## Set exercise:
Below are the records; pull every line that includes "this".

## Records to use:
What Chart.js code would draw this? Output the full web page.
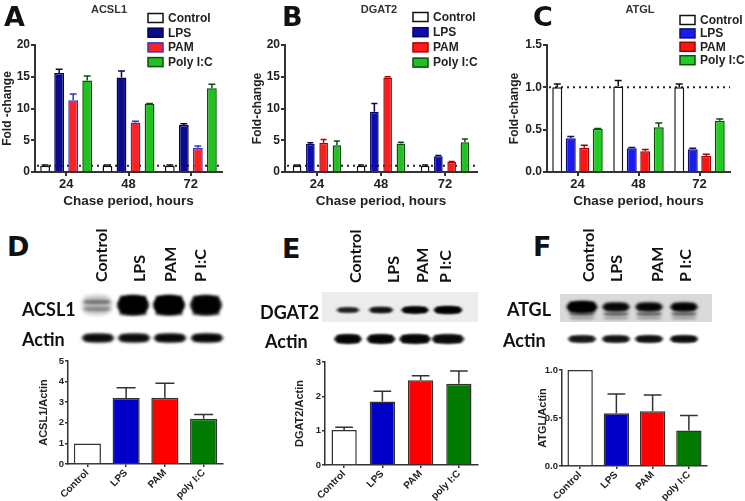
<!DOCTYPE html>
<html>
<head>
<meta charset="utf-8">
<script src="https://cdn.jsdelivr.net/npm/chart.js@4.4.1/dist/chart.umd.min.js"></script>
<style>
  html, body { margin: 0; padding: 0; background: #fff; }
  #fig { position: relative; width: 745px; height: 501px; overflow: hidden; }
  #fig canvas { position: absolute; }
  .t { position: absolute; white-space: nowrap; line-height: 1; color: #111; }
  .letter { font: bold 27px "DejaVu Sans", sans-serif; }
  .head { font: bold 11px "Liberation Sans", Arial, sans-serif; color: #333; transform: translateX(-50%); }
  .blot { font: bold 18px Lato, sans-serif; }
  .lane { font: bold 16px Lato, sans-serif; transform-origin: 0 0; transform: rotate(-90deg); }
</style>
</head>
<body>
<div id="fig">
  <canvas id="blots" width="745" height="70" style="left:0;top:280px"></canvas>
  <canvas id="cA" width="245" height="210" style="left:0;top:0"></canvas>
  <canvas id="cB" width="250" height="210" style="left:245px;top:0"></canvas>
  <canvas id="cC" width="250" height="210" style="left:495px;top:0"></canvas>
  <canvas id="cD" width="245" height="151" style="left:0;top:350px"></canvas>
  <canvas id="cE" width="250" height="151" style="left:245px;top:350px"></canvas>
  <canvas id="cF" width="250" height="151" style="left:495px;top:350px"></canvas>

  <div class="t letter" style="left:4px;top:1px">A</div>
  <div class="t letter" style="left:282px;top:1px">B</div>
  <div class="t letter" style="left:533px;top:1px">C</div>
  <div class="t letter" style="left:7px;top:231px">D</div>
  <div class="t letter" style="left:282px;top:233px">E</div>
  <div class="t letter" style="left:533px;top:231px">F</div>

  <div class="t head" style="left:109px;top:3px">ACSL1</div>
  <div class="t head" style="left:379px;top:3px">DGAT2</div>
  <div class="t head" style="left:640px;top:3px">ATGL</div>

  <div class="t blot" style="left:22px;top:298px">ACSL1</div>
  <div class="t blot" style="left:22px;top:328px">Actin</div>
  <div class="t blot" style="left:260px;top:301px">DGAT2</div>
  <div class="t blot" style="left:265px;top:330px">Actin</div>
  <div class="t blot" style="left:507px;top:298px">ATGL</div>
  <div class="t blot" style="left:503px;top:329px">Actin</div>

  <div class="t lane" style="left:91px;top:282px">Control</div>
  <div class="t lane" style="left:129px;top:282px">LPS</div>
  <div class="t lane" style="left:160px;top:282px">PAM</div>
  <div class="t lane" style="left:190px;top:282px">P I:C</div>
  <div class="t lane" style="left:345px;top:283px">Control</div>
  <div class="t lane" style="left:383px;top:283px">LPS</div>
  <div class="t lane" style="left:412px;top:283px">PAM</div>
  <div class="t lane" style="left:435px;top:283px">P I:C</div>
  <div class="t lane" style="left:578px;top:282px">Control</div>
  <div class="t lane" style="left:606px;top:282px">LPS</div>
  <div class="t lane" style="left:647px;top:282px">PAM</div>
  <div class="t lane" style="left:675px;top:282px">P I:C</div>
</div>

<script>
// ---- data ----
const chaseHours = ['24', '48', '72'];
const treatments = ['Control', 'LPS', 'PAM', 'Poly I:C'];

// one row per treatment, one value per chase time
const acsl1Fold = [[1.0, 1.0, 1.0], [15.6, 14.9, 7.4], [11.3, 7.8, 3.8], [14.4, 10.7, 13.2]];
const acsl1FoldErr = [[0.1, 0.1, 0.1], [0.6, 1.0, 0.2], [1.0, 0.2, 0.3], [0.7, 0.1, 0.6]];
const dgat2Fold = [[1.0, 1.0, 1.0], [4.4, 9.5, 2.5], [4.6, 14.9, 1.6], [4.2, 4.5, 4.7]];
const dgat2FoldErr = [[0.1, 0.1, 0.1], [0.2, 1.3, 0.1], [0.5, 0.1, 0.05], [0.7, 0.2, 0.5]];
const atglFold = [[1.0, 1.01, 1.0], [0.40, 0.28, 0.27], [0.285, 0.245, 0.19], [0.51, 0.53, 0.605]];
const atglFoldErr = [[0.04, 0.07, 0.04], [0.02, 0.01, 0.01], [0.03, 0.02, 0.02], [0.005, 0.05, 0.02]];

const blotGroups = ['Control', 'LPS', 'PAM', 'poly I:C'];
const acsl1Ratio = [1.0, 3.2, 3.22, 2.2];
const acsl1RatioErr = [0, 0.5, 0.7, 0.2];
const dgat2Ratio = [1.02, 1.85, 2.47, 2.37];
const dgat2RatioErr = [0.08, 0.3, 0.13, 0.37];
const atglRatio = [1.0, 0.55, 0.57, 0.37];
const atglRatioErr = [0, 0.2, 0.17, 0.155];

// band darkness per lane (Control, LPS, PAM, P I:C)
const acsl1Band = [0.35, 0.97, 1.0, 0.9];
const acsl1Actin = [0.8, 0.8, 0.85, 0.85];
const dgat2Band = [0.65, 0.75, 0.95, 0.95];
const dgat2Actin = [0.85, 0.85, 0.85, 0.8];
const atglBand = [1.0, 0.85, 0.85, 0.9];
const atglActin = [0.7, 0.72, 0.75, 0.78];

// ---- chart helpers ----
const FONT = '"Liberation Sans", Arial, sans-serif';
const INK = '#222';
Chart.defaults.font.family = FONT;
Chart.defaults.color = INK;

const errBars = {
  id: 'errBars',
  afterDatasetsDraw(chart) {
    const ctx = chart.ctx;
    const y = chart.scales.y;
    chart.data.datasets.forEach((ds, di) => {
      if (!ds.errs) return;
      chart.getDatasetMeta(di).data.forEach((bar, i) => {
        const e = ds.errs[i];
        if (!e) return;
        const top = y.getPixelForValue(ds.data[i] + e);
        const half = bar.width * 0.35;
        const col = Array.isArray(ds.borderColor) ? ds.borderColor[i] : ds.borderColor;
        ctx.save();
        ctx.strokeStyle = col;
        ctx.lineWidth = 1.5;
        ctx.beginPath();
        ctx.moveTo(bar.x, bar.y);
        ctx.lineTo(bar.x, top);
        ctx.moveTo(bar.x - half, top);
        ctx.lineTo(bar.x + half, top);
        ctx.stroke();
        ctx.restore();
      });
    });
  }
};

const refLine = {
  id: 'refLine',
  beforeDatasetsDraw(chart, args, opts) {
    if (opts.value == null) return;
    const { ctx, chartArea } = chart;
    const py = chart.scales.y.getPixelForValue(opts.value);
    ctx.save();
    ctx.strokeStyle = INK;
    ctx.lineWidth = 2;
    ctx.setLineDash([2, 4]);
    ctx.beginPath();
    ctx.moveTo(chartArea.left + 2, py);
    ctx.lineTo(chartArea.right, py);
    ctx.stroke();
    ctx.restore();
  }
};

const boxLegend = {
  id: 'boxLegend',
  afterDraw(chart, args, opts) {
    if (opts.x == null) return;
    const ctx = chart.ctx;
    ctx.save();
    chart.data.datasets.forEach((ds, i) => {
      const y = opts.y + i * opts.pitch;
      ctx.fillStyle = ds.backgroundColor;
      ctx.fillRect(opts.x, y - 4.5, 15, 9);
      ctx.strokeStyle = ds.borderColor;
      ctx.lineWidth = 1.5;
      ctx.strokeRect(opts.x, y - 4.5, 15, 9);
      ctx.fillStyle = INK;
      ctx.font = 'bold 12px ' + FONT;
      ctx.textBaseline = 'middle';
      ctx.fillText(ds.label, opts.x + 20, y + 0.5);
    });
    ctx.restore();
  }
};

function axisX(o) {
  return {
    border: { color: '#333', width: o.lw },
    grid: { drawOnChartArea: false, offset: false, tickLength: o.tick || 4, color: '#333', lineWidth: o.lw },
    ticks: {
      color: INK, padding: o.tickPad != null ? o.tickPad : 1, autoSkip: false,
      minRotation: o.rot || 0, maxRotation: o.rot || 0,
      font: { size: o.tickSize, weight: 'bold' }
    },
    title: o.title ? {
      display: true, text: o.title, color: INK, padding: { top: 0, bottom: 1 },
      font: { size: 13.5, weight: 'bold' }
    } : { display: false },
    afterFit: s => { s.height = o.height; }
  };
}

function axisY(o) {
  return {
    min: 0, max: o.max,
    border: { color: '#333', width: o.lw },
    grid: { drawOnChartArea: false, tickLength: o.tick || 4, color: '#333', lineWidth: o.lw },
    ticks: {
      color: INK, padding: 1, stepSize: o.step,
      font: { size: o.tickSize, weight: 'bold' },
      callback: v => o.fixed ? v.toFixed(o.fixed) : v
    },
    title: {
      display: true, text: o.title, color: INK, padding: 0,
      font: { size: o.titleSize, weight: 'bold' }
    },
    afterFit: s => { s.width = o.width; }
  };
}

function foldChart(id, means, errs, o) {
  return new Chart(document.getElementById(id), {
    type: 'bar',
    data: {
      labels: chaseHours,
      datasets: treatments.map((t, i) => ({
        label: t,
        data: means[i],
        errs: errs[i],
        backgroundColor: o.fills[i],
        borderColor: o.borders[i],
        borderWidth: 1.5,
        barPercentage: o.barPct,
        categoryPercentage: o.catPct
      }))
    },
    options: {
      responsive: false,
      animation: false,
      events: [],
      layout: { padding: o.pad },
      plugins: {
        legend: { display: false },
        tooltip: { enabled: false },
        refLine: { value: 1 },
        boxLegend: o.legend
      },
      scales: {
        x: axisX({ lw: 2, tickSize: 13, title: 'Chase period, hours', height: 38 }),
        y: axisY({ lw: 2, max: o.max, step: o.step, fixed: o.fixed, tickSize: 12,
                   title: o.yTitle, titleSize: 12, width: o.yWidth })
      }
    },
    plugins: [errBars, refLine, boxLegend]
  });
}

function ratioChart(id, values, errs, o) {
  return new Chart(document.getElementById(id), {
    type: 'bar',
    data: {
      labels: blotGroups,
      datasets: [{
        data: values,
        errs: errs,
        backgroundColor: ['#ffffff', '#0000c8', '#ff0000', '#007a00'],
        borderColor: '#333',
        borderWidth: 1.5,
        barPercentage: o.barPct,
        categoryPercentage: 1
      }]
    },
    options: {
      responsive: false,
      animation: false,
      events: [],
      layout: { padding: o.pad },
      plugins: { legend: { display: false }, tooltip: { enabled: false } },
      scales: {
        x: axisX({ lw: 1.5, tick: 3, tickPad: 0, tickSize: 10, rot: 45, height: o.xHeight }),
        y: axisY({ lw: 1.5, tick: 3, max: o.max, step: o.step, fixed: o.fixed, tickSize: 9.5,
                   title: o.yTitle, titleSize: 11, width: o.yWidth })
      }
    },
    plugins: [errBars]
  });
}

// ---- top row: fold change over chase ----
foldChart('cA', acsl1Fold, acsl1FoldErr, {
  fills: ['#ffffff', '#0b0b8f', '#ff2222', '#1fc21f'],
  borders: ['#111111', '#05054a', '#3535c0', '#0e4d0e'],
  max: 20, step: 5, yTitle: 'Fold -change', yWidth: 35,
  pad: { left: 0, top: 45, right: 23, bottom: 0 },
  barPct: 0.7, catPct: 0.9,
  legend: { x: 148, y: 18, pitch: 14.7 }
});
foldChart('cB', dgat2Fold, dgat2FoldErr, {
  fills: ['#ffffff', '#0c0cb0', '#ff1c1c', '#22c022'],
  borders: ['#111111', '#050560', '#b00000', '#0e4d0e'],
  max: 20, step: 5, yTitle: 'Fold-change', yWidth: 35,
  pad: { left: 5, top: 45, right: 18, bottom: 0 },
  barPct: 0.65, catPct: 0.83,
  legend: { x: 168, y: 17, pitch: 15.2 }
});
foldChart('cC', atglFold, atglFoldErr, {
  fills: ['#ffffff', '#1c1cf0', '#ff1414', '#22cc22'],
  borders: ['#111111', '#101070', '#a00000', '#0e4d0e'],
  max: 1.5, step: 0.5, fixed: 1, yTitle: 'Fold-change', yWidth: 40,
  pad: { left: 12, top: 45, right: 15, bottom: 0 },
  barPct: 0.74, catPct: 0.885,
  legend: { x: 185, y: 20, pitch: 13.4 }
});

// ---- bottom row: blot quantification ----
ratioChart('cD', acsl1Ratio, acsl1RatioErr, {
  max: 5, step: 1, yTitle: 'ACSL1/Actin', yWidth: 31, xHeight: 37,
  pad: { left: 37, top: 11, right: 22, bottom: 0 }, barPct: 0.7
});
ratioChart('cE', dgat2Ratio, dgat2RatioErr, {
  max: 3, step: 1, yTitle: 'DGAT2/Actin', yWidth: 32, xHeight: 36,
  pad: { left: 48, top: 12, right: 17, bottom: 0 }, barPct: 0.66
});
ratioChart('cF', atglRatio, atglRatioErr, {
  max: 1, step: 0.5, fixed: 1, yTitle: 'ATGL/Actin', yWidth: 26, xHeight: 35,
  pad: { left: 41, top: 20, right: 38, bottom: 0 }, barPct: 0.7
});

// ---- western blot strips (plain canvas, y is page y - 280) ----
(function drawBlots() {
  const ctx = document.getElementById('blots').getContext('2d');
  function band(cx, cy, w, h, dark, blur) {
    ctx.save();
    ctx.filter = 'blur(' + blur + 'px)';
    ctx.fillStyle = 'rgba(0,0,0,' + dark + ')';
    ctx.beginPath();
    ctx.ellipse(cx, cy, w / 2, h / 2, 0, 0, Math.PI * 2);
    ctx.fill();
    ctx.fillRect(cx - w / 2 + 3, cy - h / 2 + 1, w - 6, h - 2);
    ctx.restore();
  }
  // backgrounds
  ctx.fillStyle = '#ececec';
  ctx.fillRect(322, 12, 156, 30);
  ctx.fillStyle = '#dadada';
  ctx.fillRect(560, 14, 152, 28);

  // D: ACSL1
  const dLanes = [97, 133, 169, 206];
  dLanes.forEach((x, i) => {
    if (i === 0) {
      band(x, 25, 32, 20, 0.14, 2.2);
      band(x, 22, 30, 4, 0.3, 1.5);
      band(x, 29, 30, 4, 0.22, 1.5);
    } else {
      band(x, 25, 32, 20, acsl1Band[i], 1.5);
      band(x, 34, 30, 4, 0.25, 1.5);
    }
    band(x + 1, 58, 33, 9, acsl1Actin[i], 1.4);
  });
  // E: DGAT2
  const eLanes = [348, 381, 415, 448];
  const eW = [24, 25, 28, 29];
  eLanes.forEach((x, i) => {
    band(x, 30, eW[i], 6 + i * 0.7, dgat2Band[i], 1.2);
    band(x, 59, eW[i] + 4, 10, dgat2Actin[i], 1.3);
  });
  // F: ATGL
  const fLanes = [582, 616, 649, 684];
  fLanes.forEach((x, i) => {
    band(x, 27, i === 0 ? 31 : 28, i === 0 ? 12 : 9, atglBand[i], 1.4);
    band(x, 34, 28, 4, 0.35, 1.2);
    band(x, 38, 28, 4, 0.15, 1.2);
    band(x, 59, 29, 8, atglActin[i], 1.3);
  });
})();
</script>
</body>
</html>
==
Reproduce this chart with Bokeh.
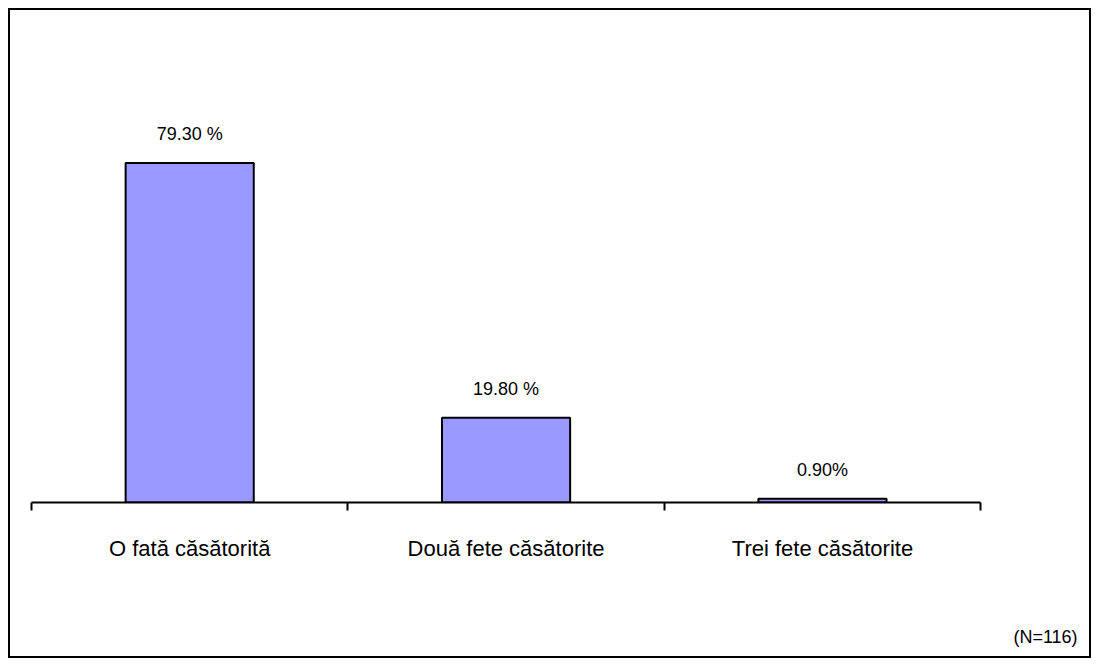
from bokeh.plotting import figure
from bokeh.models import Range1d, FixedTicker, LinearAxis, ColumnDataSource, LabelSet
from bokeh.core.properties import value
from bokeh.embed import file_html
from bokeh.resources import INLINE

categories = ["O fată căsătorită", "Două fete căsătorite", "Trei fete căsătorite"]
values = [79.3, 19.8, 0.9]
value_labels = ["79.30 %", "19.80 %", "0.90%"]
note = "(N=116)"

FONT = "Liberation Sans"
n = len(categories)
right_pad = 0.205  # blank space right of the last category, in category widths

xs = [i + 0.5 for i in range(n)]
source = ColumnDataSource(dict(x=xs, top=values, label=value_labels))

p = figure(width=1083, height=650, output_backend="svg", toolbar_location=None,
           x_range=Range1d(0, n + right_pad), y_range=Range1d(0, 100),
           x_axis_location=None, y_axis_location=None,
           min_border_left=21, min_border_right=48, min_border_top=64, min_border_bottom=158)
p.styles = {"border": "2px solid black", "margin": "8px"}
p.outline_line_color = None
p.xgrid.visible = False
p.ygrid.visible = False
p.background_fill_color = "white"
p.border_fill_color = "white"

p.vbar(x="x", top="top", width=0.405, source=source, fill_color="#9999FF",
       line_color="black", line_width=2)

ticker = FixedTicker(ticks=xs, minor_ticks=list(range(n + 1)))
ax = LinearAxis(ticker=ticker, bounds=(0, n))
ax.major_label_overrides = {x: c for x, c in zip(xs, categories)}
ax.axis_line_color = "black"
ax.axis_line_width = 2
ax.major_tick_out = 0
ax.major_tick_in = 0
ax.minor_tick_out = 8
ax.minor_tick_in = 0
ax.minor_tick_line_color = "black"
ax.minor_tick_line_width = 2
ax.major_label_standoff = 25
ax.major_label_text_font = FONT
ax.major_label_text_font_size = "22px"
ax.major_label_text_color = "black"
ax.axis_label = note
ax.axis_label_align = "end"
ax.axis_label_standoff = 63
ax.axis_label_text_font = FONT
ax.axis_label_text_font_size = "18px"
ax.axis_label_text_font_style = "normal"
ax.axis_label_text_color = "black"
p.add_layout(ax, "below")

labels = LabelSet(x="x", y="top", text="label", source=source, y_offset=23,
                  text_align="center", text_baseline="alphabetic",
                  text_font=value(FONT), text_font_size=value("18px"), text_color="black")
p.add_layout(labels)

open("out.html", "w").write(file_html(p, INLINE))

## Exercise answer:
What Chart.js code would draw this? Output the full web page.
Reproduce this chart with Bokeh.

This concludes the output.